C'est à la fin de cette solide formation théologique qu'il est ordonné prêtre, le 24 août 1911[8], à l'âge de 30 ans.
Dès 1904, il se lance dans des expéditions scientifiques, avec le père Félix Pelletier, qui aboutiront à une note qu'ils cosignent sur la minéralogie et la géologie de l'île de Jersey[9]. De 1905 à 1908, il enseigne la physique et la chimie au Collège de la Sainte Famille du Caire. Il explore l'oasis de Fayoum[10], le lac Mariout, Minieh (Minya) et le plateau du Mokattam. En 1908, il rédige une étude sur l’Éocène des environs de Minieh publiée en 1908 dans le bulletin de l'Institut égyptien[11],[12].
En 1912, il quitte l'Angleterre et rend aussitôt visite à Marcellin Boule, paléontologue et directeur du laboratoire de paléontologie du Muséum national d'histoire naturelle, à Paris, qui venait d'étudier le premier squelette d'homme de Neandertal découvert en France (1908). Il deviendra un paléontologue de renom international dix ans plus tard, après une thèse poursuivie sous la direction de Marcellin Boule et consacrée à des carnassiers du Tertiaire, qui sera soutenue en 1922 à la Sorbonne.

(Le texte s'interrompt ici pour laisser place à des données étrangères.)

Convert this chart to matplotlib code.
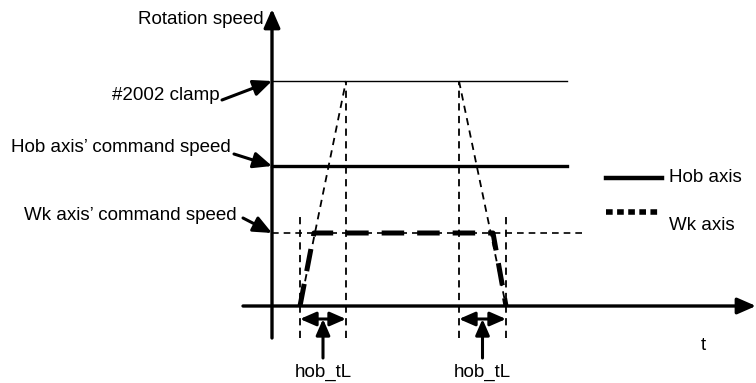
import matplotlib
matplotlib.use("Agg")
import matplotlib.pyplot as plt

plt.rcParams['font.family'] = ['Liberation Sans', 'DejaVu Sans']

# speed levels (arbitrary units) and time marks
clamp_speed = 225
hob_speed = 140
wk_speed = 73
line_end = [295, 295, 311]          # end time of clamp, hob, wk reference lines

t_acc = [28, 74]                    # accel ramp: start, reaches clamp
t_dec = [187, 234]                  # decel ramp: leaves clamp, stop
wk_t = [28, 42, 221, 234]           # Wk axis profile
wk_v = [0, wk_speed, wk_speed, 0]

level_labels = ["#2002 clamp", "Hob axis\u2019 command speed", "Wk axis\u2019 command speed"]
level_speeds = [clamp_speed, hob_speed, wk_speed]
legend_labels = ["Hob axis", "Wk axis"]

fig = plt.figure(figsize=(7.56, 3.83), dpi=100)
ax = fig.add_axes([0, 0, 1, 1])
ax.set_xlim(-272, 484)
ax.set_ylim(-77, 306)
ax.axis("off")

fs = 13.5
k = "black"


def arrow(p_from, p_to, style="-|>", lw=2.2, scale=14):
    ax.annotate("", xy=p_to, xytext=p_from,
                arrowprops=dict(arrowstyle=style + ",head_length=0.8,head_width=0.35",
                                color=k, lw=lw, shrinkA=0, shrinkB=0,
                                mutation_scale=scale))


# axes with arrows
arrow((0, -32), (0, 297), lw=2.4)
arrow((-29, 0), (484, 0), lw=2.4)
ax.text(-8, 286, "Rotation speed", ha="right", va="center", fontsize=fs)
ax.text(431, -39, "t", ha="center", va="center", fontsize=fs)

# reference levels
ax.plot([0, line_end[0]], [clamp_speed, clamp_speed], color=k, lw=1.0)
ax.plot([0, line_end[1]], [hob_speed, hob_speed], color=k, lw=2.4)
ax.plot([0, line_end[2]], [wk_speed, wk_speed], color=k, lw=1.2, dashes=(4, 3))

# clamp ramps (thin dashed)
ax.plot(t_acc, [0, clamp_speed], color=k, lw=1.3, dashes=(4, 3))
ax.plot(t_dec, [clamp_speed, 0], color=k, lw=1.3, dashes=(4, 3))

# vertical guides
for t, top in [(t_acc[0], 90), (t_acc[1], clamp_speed), (t_dec[0], clamp_speed), (t_dec[1], 90)]:
    ax.plot([t, t], [-32, top], color=k, lw=1.3, dashes=(4, 3))

# Wk axis profile (thick dashed)
ax.plot(wk_t, wk_v, color=k, lw=3.6, dashes=(4.5, 2.6))

# level labels with arrows
tails = [(-50, 206), (-38, 152), (-29, 88)]
text_pos = [(-52, 211), (-41, 158), (-35, 91)]
for lab, v, tail, (tx, ty) in zip(level_labels, level_speeds, tails, text_pos):
    arrow(tail, (0, v), lw=2.2)
    ax.text(tx, ty, lab, ha="right", va="center", fontsize=fs)

# hob_tL markers
for t0, t1 in [t_acc, t_dec]:
    arrow((t0, -13), (t1, -13), style="<|-|>", lw=2.2, scale=12)
    mid = (t0 + t1) / 2
    arrow((mid, -52), (mid, -13), lw=2.2, scale=12)
    ax.text(mid, -66, "hob_tL", ha="center", va="center", fontsize=fs)

# legend
ax.plot([334, 390], [128, 128], color=k, lw=3.2)
ax.text(397, 128, legend_labels[0], ha="left", va="center", fontsize=fs)
ax.plot([334, 388], [94, 94], color=k, lw=4.0, dashes=(1.2, 0.8))
ax.text(397, 81, legend_labels[1], ha="left", va="center", fontsize=fs)

fig.savefig("out.png", dpi=100)
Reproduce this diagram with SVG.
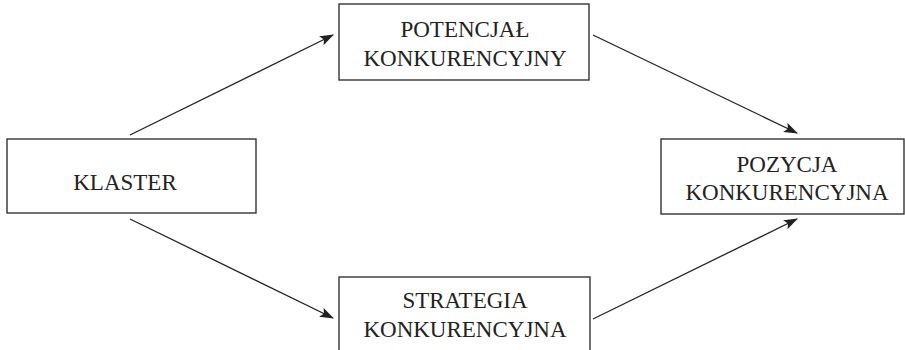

Au début de sa carrière, dans les années 1910, Teilhard de Chardin s'est laissé abuser par une tromperie : l'homme de Piltdown, un supposé chaînon manquant entre les humains et les singes, un hominidé qui aurait été trouvé en Angleterre. Une étude en 1959 a démontré qu'il s'agissait d'une imposture, mais encore aujourd'hui on ne sait pas précisément qui en est l'auteur. Teilhard de Chardin fit partie des personnes soupçonnées d'avoir falsifié des restes humains ou d'avoir une quelconque forme de complicité dans cette mystification, alors que Charles Dawson était explicite dans l'article co-signé avec Smith Woodward, précisant qu'il était étranger à la découverte[13]. Toujours est-il qu'en 1920, s'alignant sur son maître Marcellin Boule qu'il avait informé de la découverte en juillet 1912 avant même la publication, et qui sut y distinguer une mandibule de singe et un neurocrâne d'homme, il conseilla de n'apporter aucun crédit à l'homme de Piltdown[14],[15],[16].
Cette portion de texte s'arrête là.